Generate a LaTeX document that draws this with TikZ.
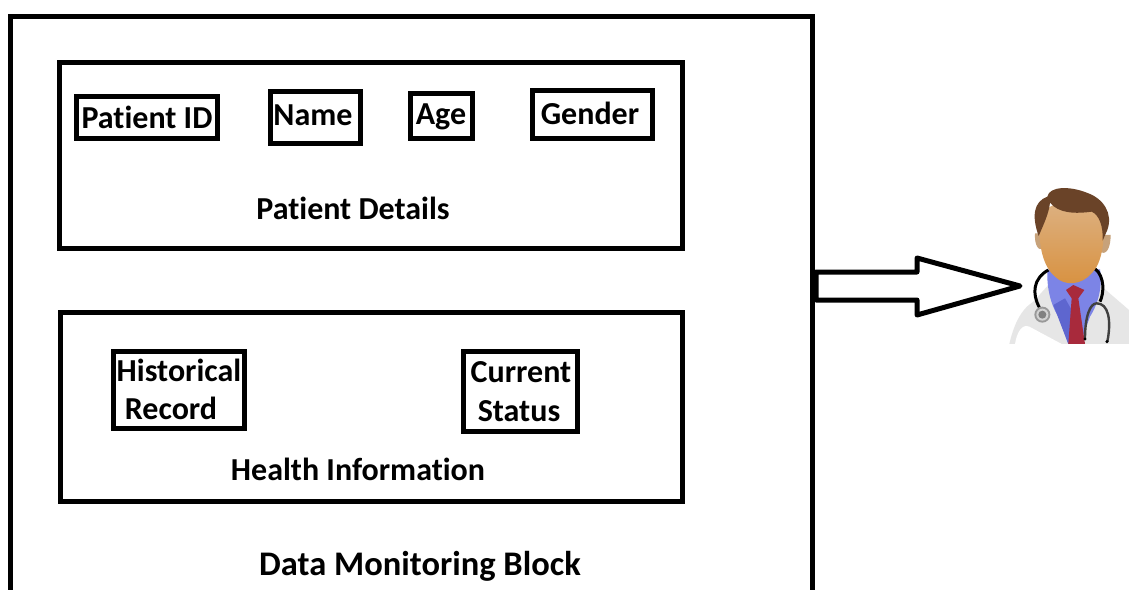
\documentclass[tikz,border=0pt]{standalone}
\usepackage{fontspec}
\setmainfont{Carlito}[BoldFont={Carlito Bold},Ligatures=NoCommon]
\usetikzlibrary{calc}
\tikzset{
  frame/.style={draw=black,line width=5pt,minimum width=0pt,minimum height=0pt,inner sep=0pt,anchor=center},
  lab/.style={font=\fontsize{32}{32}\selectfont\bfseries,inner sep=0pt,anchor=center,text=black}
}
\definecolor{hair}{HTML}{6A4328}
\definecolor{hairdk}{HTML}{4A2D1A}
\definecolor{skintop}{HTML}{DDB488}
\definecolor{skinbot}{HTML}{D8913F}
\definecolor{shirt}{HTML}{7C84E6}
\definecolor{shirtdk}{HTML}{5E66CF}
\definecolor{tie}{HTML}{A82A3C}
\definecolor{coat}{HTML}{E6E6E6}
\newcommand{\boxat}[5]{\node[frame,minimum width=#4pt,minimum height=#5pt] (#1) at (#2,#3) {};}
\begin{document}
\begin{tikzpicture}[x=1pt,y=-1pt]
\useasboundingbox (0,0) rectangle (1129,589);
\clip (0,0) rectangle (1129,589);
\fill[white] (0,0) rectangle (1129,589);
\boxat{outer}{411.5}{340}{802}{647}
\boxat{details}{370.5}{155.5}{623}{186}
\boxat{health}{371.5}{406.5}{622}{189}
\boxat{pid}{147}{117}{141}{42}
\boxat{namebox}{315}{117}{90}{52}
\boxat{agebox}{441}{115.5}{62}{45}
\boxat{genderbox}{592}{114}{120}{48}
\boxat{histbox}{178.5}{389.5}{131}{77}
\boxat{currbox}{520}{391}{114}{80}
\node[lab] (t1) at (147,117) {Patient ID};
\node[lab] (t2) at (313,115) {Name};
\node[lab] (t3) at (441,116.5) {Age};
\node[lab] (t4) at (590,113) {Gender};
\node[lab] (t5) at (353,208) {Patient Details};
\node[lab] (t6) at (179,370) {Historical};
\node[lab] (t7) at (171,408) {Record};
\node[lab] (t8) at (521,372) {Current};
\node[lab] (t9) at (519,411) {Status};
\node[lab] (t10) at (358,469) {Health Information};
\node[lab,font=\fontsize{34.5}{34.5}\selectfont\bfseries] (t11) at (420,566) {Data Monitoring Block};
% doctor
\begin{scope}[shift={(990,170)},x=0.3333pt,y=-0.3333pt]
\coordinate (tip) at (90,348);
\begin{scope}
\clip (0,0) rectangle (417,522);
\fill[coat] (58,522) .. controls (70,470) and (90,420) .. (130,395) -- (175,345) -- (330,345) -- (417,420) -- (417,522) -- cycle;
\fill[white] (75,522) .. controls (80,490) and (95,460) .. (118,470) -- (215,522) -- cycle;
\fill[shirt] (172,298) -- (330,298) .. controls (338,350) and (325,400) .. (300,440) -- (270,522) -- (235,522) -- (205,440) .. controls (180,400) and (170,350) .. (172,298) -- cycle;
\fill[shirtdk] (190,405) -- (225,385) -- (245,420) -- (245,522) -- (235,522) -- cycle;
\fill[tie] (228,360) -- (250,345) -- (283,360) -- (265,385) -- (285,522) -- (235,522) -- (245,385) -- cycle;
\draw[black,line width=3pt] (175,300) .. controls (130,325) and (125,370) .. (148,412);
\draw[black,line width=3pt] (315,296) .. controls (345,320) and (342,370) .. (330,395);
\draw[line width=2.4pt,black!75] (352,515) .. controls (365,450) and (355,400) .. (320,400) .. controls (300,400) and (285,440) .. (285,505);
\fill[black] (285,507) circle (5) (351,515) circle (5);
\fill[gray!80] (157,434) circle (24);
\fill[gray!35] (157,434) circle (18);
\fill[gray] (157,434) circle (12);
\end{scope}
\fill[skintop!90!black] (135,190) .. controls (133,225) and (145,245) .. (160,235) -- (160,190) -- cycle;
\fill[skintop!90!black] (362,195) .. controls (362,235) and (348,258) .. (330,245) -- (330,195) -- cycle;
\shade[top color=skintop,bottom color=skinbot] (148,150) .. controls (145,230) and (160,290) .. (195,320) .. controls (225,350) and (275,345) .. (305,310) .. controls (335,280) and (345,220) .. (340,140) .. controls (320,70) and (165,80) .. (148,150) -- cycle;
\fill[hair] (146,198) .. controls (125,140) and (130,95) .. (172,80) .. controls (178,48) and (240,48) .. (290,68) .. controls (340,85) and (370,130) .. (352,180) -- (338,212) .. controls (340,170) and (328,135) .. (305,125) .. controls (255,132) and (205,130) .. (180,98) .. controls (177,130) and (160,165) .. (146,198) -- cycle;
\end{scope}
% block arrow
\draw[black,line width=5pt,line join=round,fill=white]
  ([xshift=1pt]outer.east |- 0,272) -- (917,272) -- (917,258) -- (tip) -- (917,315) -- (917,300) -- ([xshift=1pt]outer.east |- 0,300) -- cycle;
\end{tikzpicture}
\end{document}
============
## Exercise details
Transcribe all of the material exactly, leaving out whatever pictures it contains.

## Task response
Generate a LaTeX document that draws this with TikZ.
\documentclass[tikz,border=0pt]{standalone}
\usepackage{fontspec}
\setmainfont{Carlito}[BoldFont={Carlito Bold},Ligatures=NoCommon]
\usetikzlibrary{calc}
\tikzset{
  frame/.style={draw=black,line width=5pt,minimum width=0pt,minimum height=0pt,inner sep=0pt,anchor=center},
  lab/.style={font=\fontsize{32}{32}\selectfont\bfseries,inner sep=0pt,anchor=center,text=black}
}
\definecolor{hair}{HTML}{6A4328}
\definecolor{hairdk}{HTML}{4A2D1A}
\definecolor{skintop}{HTML}{DDB488}
\definecolor{skinbot}{HTML}{D8913F}
\definecolor{shirt}{HTML}{7C84E6}
\definecolor{shirtdk}{HTML}{5E66CF}
\definecolor{tie}{HTML}{A82A3C}
\definecolor{coat}{HTML}{E6E6E6}
\newcommand{\boxat}[5]{\node[frame,minimum width=#4pt,minimum height=#5pt] (#1) at (#2,#3) {};}
\begin{document}
\begin{tikzpicture}[x=1pt,y=-1pt]
\useasboundingbox (0,0) rectangle (1129,589);
\clip (0,0) rectangle (1129,589);
\fill[white] (0,0) rectangle (1129,589);
\boxat{outer}{411.5}{340}{802}{647}
\boxat{details}{370.5}{155.5}{623}{186}
\boxat{health}{371.5}{406.5}{622}{189}
\boxat{pid}{147}{117}{141}{42}
\boxat{namebox}{315}{117}{90}{52}
\boxat{agebox}{441}{115.5}{62}{45}
\boxat{genderbox}{592}{114}{120}{48}
\boxat{histbox}{178.5}{389.5}{131}{77}
\boxat{currbox}{520}{391}{114}{80}
\node[lab] (t1) at (147,117) {Patient ID};
\node[lab] (t2) at (313,115) {Name};
\node[lab] (t3) at (441,116.5) {Age};
\node[lab] (t4) at (590,113) {Gender};
\node[lab] (t5) at (353,208) {Patient Details};
\node[lab] (t6) at (179,370) {Historical};
\node[lab] (t7) at (171,408) {Record};
\node[lab] (t8) at (521,372) {Current};
\node[lab] (t9) at (519,411) {Status};
\node[lab] (t10) at (358,469) {Health Information};
\node[lab,font=\fontsize{34.5}{34.5}\selectfont\bfseries] (t11) at (420,566) {Data Monitoring Block};
% doctor
\begin{scope}[shift={(990,170)},x=0.3333pt,y=-0.3333pt]
\coordinate (tip) at (90,348);
\begin{scope}
\clip (0,0) rectangle (417,522);
\fill[coat] (58,522) .. controls (70,470) and (90,420) .. (130,395) -- (175,345) -- (330,345) -- (417,420) -- (417,522) -- cycle;
\fill[white] (75,522) .. controls (80,490) and (95,460) .. (118,470) -- (215,522) -- cycle;
\fill[shirt] (172,298) -- (330,298) .. controls (338,350) and (325,400) .. (300,440) -- (270,522) -- (235,522) -- (205,440) .. controls (180,400) and (170,350) .. (172,298) -- cycle;
\fill[shirtdk] (190,405) -- (225,385) -- (245,420) -- (245,522) -- (235,522) -- cycle;
\fill[tie] (228,360) -- (250,345) -- (283,360) -- (265,385) -- (285,522) -- (235,522) -- (245,385) -- cycle;
\draw[black,line width=3pt] (175,300) .. controls (130,325) and (125,370) .. (148,412);
\draw[black,line width=3pt] (315,296) .. controls (345,320) and (342,370) .. (330,395);
\draw[line width=2.4pt,black!75] (352,515) .. controls (365,450) and (355,400) .. (320,400) .. controls (300,400) and (285,440) .. (285,505);
\fill[black] (285,507) circle (5) (351,515) circle (5);
\fill[gray!80] (157,434) circle (24);
\fill[gray!35] (157,434) circle (18);
\fill[gray] (157,434) circle (12);
\end{scope}
\fill[skintop!90!black] (135,190) .. controls (133,225) and (145,245) .. (160,235) -- (160,190) -- cycle;
\fill[skintop!90!black] (362,195) .. controls (362,235) and (348,258) .. (330,245) -- (330,195) -- cycle;
\shade[top color=skintop,bottom color=skinbot] (148,150) .. controls (145,230) and (160,290) .. (195,320) .. controls (225,350) and (275,345) .. (305,310) .. controls (335,280) and (345,220) .. (340,140) .. controls (320,70) and (165,80) .. (148,150) -- cycle;
\fill[hair] (146,198) .. controls (125,140) and (130,95) .. (172,80) .. controls (178,48) and (240,48) .. (290,68) .. controls (340,85) and (370,130) .. (352,180) -- (338,212) .. controls (340,170) and (328,135) .. (305,125) .. controls (255,132) and (205,130) .. (180,98) .. controls (177,130) and (160,165) .. (146,198) -- cycle;
\end{scope}
% block arrow
\draw[black,line width=5pt,line join=round,fill=white]
  ([xshift=1pt]outer.east |- 0,272) -- (917,272) -- (917,258) -- (tip) -- (917,315) -- (917,300) -- ([xshift=1pt]outer.east |- 0,300) -- cycle;
\end{tikzpicture}
\end{document}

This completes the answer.